Keep only the lines of the listing that include the word "this", and copy them.

(Records with drawing code)
↓↓↓

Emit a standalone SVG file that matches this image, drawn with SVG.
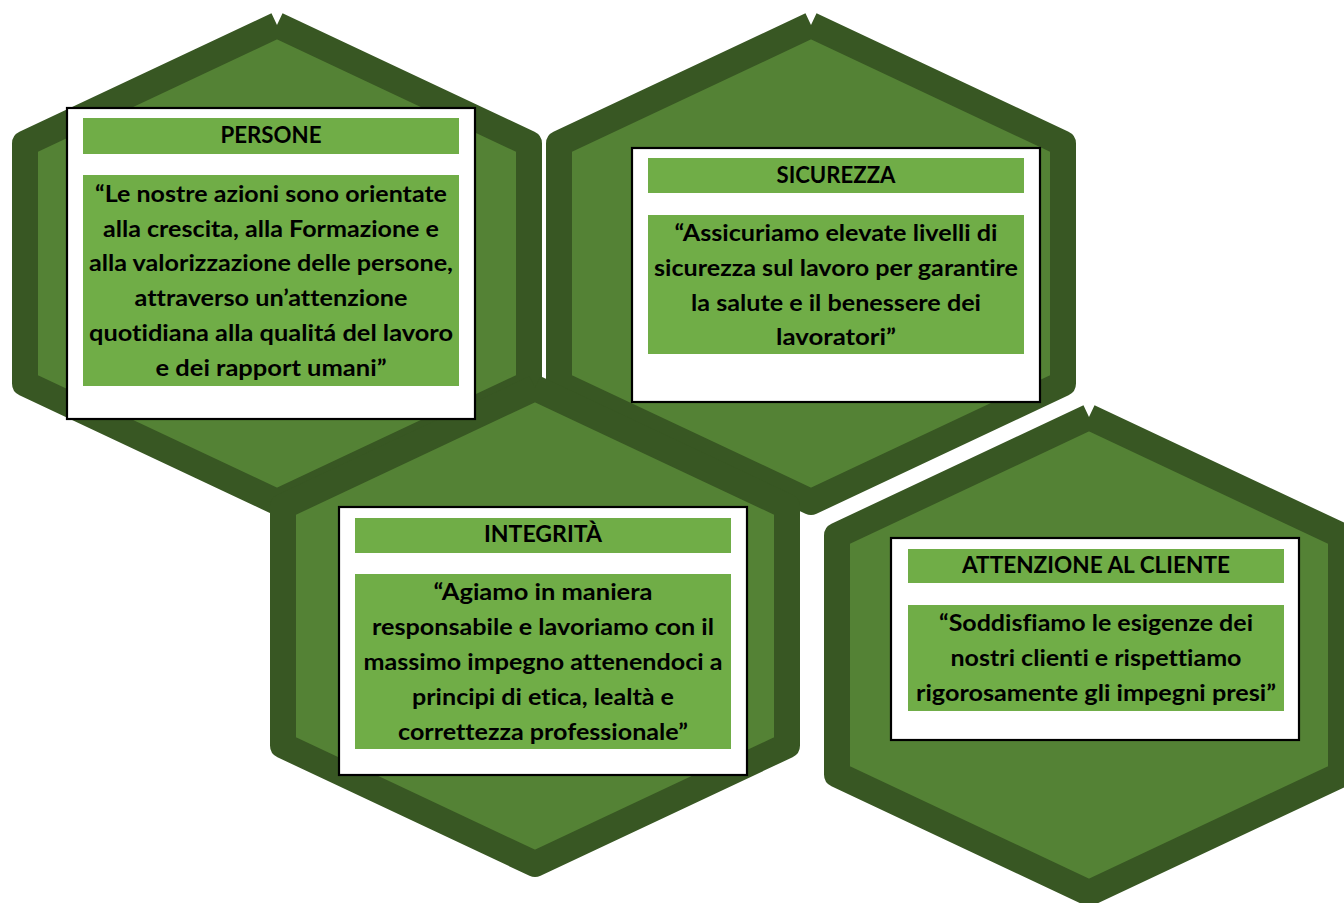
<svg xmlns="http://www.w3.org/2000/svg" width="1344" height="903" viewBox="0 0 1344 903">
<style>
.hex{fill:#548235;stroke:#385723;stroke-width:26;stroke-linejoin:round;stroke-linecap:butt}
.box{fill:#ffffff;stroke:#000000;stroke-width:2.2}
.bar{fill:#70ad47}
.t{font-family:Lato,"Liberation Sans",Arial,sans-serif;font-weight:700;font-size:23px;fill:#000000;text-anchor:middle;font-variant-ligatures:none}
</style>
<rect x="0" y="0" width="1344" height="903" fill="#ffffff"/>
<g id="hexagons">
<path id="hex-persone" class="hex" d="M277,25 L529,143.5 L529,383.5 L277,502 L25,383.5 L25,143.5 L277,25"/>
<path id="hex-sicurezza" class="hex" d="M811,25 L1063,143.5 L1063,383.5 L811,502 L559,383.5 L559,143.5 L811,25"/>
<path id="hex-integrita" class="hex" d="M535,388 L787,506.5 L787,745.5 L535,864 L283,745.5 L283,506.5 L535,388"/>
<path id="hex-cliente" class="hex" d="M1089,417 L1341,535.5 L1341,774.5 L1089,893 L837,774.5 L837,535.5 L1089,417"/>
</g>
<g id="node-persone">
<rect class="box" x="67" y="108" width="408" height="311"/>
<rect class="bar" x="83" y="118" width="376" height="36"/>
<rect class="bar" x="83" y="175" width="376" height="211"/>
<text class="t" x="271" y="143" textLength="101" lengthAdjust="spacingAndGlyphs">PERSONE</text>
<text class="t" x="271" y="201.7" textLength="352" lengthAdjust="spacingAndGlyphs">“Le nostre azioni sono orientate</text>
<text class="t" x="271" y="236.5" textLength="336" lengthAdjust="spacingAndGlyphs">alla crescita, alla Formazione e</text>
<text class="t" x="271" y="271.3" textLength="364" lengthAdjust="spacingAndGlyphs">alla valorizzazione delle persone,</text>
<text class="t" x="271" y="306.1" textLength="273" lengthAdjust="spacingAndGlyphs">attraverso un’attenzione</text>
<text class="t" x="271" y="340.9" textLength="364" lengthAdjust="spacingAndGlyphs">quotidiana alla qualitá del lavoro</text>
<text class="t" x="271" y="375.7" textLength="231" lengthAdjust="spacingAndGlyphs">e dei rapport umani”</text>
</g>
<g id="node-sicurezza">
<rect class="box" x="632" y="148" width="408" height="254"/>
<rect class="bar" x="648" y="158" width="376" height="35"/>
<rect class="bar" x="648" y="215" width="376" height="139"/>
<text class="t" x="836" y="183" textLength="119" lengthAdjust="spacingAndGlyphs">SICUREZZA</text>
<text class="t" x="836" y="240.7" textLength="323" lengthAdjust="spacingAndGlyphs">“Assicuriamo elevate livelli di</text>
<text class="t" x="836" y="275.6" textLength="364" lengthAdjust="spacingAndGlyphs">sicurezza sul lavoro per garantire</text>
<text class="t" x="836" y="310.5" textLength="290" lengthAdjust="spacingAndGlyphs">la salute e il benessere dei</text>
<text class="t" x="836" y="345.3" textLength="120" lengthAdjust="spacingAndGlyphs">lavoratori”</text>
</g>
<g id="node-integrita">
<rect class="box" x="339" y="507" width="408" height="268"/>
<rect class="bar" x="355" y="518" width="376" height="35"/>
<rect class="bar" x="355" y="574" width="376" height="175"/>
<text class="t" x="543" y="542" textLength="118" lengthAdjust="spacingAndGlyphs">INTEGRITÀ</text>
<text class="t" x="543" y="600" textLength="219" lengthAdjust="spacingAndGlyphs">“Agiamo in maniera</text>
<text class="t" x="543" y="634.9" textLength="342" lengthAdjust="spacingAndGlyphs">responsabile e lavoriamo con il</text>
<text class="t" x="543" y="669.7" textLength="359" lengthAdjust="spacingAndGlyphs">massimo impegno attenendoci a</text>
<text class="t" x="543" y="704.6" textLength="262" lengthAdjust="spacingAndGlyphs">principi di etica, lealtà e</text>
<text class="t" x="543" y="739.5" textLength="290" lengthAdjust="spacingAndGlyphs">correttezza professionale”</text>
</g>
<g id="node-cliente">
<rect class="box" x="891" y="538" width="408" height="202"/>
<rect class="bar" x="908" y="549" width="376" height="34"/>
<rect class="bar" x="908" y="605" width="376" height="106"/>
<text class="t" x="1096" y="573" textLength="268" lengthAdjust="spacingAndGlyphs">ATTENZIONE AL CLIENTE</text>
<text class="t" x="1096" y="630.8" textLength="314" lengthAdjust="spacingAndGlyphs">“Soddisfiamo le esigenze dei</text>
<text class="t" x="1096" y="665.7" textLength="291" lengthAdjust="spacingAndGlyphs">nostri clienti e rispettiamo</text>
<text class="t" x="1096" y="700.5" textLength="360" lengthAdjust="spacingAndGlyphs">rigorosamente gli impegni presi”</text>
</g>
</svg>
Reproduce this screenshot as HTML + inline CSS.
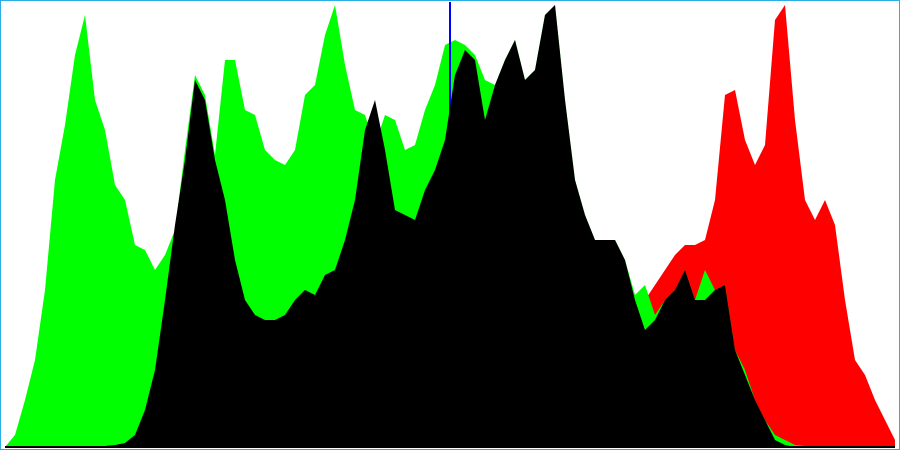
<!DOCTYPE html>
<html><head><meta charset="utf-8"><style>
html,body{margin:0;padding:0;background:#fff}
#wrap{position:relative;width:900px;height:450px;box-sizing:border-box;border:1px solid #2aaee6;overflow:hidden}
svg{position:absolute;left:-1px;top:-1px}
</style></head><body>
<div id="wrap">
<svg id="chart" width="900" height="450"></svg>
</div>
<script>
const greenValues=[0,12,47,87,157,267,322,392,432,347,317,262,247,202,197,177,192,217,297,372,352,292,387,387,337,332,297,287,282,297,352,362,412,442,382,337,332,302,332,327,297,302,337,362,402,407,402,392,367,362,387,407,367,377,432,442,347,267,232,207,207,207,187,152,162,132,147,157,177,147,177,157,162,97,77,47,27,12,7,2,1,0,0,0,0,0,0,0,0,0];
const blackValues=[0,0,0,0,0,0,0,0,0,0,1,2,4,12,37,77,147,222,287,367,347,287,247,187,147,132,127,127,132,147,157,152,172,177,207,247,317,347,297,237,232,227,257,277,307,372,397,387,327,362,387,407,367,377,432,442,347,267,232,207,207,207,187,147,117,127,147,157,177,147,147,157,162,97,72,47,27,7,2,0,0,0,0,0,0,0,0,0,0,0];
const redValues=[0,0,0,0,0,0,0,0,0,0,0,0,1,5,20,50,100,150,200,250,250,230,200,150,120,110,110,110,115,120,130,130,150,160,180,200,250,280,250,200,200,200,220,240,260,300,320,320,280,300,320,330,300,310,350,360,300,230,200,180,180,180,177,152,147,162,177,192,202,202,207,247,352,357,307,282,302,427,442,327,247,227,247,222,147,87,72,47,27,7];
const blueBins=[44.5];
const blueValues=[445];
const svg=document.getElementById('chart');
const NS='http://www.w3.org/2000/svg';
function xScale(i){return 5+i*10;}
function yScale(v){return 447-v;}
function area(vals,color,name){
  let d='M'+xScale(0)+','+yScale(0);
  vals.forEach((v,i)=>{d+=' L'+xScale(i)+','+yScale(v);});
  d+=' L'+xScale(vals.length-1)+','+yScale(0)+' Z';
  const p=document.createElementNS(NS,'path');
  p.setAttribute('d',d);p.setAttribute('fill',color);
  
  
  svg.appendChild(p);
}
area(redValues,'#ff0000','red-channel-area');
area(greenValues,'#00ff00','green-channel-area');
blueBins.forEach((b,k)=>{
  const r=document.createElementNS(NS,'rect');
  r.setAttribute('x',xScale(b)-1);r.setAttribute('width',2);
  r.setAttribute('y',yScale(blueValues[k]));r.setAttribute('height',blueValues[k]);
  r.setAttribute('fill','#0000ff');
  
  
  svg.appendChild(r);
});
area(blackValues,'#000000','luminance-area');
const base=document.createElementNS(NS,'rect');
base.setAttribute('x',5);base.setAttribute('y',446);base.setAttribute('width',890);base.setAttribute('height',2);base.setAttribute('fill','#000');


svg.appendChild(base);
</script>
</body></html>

↑↑↑

_FULL OUTPUT_
Emit a standalone SVG file that matches this image, drawn with SVG.
Reproduce this screenshot as HTML + inline CSS.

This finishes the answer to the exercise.